Jen Myers, Chief Marketing Officer at G10, explained how this affects scaling brands. "We have some customers that come in and build a successful business. They go B2B primarily, and then they know they have to be successful in the D2C space or e-commerce. And they know Amazon is the big gorilla in that space, but maybe they do not know how to navigate it." She added, "It is still e-commerce, right? And so it is still the same beast in a different skin."

Apparel returns processing must reflect those skins or returns pile up in unpredictable ways.

The WMS backbone behind apparel returns accuracy

Apparel returns cannot rely on guesswork. Every scan, every condition code, every routing decision must be recorded in the warehouse management system. Without that digital foundation, operators cannot follow workflow rules and managers cannot measure performance.

Bryan Wright, CTO and COO at G10, described the visibility required. "A good WMS tracks inventory through the warehouse at every point that you touch it," he said. "At any point in time, I know that Bobby has this product on fork 10 right now."

Apparel returns processing depends on that exact level of visibility because inventory discrepancies become costly quickly when styles shift seasonally.

Visibility for customers reduces apparel return frustration

Apparel customers return more frequently than any other category, and their expectations for transparency are higher. They want to know when their return is received, when it is inspected, and when their refund or exchange will be processed.

Maureen Milligan, Director of Operations and Projects at G10, sees how visibility shapes customer satisfaction. Customers want "100 percent visibility" and want to "watch that progression throughout the stages of the fulfillment process." Apparel customers especially demand this clarity because sizing and fit issues already create frustration.
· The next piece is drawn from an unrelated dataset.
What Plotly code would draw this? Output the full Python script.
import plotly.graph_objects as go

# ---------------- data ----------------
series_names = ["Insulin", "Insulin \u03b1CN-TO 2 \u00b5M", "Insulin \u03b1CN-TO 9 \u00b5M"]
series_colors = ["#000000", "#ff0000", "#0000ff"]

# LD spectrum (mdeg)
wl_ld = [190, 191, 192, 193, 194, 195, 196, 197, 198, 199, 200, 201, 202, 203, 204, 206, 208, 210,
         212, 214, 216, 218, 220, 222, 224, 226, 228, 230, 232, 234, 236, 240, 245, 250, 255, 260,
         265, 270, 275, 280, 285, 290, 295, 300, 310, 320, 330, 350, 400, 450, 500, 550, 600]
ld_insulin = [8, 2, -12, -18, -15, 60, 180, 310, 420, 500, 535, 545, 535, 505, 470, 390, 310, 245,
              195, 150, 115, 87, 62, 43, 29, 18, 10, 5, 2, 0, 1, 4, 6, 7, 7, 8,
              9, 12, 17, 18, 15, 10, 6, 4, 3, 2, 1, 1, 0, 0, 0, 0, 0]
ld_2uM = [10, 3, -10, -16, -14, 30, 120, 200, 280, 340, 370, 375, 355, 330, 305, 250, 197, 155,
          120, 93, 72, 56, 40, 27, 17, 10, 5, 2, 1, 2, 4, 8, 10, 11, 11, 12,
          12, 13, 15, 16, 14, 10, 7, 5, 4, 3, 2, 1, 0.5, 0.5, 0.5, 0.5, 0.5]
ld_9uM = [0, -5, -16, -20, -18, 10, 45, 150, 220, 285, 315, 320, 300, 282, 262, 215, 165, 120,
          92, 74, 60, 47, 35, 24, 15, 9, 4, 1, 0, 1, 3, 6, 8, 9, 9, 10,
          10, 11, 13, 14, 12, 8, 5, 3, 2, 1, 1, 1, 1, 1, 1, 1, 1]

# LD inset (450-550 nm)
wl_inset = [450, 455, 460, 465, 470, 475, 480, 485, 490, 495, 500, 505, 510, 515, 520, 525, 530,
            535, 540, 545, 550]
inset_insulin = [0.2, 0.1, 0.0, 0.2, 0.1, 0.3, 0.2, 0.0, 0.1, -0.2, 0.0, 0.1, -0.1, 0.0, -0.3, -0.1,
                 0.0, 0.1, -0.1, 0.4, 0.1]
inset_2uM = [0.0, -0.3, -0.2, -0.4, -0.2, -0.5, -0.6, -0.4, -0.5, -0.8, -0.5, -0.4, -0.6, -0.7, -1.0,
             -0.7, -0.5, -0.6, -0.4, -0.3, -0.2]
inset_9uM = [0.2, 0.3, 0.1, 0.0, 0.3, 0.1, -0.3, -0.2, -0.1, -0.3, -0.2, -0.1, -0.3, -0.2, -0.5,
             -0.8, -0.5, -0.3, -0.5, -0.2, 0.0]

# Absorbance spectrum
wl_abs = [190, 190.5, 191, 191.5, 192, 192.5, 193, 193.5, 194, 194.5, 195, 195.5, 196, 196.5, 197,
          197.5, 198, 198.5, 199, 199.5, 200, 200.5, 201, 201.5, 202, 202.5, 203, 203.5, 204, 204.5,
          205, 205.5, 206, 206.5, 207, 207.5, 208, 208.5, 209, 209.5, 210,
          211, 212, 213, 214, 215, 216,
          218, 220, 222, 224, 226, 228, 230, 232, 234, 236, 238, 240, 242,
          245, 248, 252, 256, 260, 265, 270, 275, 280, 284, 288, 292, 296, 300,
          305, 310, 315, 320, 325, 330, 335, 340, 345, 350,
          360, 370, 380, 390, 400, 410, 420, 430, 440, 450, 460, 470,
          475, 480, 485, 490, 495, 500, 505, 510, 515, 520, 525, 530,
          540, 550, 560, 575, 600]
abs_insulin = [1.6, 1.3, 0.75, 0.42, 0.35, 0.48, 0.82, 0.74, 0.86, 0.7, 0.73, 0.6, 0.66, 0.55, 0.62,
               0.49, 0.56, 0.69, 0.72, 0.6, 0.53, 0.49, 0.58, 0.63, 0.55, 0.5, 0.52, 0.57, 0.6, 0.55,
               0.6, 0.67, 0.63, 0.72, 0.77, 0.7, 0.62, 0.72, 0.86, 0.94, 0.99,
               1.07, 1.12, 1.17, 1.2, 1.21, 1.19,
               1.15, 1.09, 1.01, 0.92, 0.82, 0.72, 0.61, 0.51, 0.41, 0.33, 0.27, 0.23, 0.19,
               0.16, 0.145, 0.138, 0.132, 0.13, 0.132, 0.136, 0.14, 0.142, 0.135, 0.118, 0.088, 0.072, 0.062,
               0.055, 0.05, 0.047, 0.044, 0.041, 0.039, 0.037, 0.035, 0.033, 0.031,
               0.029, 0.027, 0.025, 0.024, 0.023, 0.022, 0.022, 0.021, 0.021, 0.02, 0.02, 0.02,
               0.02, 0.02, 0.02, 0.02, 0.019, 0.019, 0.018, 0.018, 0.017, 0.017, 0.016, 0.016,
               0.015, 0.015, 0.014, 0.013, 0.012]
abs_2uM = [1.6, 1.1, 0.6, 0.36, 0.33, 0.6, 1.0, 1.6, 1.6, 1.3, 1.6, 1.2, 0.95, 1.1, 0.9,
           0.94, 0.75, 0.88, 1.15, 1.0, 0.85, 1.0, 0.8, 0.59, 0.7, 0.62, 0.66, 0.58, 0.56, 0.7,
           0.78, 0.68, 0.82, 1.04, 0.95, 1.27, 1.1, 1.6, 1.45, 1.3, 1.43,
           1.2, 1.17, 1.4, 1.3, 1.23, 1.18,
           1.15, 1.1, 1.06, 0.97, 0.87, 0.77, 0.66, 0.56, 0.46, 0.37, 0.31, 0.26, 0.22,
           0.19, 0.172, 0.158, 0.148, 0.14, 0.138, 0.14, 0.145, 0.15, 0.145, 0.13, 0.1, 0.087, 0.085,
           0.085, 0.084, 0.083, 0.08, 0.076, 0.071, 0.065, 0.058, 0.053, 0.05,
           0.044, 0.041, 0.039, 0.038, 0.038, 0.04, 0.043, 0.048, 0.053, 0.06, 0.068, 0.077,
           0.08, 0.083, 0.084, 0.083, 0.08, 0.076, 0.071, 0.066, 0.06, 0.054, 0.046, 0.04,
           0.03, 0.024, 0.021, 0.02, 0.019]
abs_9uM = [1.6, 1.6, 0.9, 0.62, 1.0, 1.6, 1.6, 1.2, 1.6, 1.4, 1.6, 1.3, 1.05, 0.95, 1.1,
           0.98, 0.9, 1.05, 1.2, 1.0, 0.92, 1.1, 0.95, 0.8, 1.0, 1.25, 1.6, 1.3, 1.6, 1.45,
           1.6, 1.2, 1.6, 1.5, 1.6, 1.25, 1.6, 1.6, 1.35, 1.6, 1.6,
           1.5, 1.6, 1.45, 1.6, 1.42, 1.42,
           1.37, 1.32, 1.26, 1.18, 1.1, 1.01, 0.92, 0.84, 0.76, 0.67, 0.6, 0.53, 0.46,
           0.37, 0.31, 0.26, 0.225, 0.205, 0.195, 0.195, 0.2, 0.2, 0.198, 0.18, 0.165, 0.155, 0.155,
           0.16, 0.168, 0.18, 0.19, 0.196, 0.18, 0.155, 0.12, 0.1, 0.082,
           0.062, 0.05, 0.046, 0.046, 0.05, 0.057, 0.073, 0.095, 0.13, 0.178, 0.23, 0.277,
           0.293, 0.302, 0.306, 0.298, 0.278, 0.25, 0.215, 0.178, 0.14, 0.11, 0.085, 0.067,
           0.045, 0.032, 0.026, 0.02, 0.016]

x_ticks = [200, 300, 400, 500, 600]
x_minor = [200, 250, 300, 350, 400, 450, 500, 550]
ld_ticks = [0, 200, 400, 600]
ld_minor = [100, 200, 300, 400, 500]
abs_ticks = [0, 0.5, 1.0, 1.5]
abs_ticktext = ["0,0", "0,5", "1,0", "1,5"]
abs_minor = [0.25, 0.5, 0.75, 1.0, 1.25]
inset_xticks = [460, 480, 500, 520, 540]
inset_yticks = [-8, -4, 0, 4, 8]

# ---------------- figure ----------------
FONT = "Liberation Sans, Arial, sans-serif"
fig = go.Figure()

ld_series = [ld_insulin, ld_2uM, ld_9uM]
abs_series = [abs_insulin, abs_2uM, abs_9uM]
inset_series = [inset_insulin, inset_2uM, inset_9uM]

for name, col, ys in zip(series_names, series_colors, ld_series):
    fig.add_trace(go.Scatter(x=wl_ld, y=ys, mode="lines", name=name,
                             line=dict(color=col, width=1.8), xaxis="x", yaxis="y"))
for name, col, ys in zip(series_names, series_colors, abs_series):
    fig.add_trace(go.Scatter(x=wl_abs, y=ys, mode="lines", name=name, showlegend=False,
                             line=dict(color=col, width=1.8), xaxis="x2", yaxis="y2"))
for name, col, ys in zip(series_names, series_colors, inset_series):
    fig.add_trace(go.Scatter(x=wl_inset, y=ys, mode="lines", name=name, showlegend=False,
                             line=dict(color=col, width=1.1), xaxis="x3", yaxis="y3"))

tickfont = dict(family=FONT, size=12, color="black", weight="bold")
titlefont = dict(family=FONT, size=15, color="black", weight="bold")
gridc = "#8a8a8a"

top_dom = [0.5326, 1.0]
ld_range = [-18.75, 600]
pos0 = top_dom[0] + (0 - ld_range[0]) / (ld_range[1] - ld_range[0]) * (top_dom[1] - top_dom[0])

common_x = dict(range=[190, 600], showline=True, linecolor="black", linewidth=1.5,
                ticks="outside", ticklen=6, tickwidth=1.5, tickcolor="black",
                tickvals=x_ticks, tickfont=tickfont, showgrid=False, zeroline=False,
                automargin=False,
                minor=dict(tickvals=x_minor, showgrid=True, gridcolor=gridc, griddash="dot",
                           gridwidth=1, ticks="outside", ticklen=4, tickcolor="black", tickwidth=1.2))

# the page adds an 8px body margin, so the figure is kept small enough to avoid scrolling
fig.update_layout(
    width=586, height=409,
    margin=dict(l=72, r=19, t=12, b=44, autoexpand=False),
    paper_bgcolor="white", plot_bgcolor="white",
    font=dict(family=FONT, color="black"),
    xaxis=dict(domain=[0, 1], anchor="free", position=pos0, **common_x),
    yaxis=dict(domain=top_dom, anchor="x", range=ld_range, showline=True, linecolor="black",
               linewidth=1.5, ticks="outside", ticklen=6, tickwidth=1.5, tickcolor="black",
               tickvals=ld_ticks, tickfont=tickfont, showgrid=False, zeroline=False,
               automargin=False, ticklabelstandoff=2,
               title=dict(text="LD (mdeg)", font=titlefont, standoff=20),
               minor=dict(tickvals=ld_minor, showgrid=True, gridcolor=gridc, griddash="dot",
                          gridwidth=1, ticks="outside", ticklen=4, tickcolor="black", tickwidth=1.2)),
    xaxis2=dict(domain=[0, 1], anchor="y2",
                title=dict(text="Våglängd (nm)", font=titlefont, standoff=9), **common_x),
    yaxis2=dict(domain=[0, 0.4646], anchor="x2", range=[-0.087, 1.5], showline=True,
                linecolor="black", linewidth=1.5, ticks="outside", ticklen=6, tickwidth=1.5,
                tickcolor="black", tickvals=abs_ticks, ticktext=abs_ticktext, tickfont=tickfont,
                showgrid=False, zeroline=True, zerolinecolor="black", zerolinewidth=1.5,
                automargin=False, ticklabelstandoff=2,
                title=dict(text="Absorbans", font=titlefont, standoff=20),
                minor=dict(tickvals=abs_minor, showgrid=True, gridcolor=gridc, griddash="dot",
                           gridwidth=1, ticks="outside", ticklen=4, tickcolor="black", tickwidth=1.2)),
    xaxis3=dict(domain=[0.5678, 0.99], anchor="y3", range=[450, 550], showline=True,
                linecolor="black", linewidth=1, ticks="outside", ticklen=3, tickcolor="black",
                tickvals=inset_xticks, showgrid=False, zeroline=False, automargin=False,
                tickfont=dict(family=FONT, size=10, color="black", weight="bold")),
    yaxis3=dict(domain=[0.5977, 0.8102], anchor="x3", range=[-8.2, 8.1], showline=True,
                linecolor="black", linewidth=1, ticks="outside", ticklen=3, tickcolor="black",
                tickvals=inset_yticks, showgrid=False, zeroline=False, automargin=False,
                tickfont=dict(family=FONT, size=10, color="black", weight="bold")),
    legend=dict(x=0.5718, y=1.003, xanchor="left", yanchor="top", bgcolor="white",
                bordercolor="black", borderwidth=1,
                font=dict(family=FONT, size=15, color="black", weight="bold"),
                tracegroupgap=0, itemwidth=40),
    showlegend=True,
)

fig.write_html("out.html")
Why human support matters, even with automation

Automation handles the bulk of apparel returns processing, but exceptions are common. Damaged items. Worn items. Incorrect items. Mixed SKU returns. These require judgment and real communication.
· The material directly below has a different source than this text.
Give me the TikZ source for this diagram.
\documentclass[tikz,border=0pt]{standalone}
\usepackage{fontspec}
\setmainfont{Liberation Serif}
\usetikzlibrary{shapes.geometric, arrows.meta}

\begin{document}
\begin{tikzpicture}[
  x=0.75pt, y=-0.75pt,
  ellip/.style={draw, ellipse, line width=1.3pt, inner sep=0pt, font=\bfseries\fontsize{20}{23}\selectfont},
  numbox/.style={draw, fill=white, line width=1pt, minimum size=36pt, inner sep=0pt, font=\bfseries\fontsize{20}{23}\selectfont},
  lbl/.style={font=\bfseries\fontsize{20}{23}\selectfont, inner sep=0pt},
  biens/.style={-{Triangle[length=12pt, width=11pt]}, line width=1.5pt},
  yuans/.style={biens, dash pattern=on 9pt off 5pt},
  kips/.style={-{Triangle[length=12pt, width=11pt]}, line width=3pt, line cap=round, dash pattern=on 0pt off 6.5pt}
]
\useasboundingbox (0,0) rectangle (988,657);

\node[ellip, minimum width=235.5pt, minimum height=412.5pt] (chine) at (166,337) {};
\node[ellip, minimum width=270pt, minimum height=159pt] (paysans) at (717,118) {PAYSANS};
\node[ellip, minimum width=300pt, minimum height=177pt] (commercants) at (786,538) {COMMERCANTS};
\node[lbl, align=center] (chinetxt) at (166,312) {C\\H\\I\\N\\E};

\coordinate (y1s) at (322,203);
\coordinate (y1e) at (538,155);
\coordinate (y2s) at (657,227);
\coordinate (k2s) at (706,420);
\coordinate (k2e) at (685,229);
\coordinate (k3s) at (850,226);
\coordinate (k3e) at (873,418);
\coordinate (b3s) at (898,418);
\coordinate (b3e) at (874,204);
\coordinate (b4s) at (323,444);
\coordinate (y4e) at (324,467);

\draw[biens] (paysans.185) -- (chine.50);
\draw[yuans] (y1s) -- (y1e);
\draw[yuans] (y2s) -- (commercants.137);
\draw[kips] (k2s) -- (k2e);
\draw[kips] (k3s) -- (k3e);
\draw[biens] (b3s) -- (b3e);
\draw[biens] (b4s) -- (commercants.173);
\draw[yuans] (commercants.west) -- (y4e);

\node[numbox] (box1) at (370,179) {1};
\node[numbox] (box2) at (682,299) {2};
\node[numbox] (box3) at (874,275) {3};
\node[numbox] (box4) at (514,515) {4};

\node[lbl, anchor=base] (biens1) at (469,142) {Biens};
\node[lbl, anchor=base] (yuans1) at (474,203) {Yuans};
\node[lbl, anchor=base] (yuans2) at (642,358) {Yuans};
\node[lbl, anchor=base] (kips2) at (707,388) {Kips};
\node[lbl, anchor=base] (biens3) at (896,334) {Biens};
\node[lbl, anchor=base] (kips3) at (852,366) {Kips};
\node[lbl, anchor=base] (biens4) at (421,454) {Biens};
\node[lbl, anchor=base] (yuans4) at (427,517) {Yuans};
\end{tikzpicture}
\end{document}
Joel Malmquist, VP of Customer Experience at G10, explained why brands need real support, not outsourced scripts. "It is an offshore team," he said of many providers, and merchants hear only, "'We are looking into this.'" At G10, "Every single account at G10 has a direct point of contact. You can either email or call your direct point of contact. It is that simple."

That support layer ensures tricky apparel situations do not stall the entire workflow.

Why warehouse stability is the secret ingredient

Experience matters in apparel more than most categories. Operators who have handled thousands of garments make faster, more accurate decisions. New or rotating staff make inconsistent calls and slow down processing.

Matt Bradbury, Director of Sales at G10, highlighted G10's stability advantage. "We have a very low churn rate," he said. "As far as industry standard goes, we have to be well below the norm. We churn fewer customers, and we churn fewer employees."

That consistency leads to fewer QC errors, faster refunds, and more reliable restocking.

Turning apparel returns processing into a competitive advantage

Apparel returns processing does not have to be a cost center. When structured properly, it becomes a profitability engine. Faster restocking raises sell through. Consistent QC protects brand reputation. Strong visibility reduces support burden. And clear workflows remove the chaos that apparel returns so often create.

G10 Fulfillment builds apparel specific returns processing designed to handle the nuance and volume of the category. With WMS visibility, omnichannel logic, stable teams, and real human support, G10 turns apparel returns from a burden into a stable, predictable workflow.

If your apparel returns feel overwhelming today, strengthening this workflow may be the single most impactful improvement you can make to your reverse logistics strategy.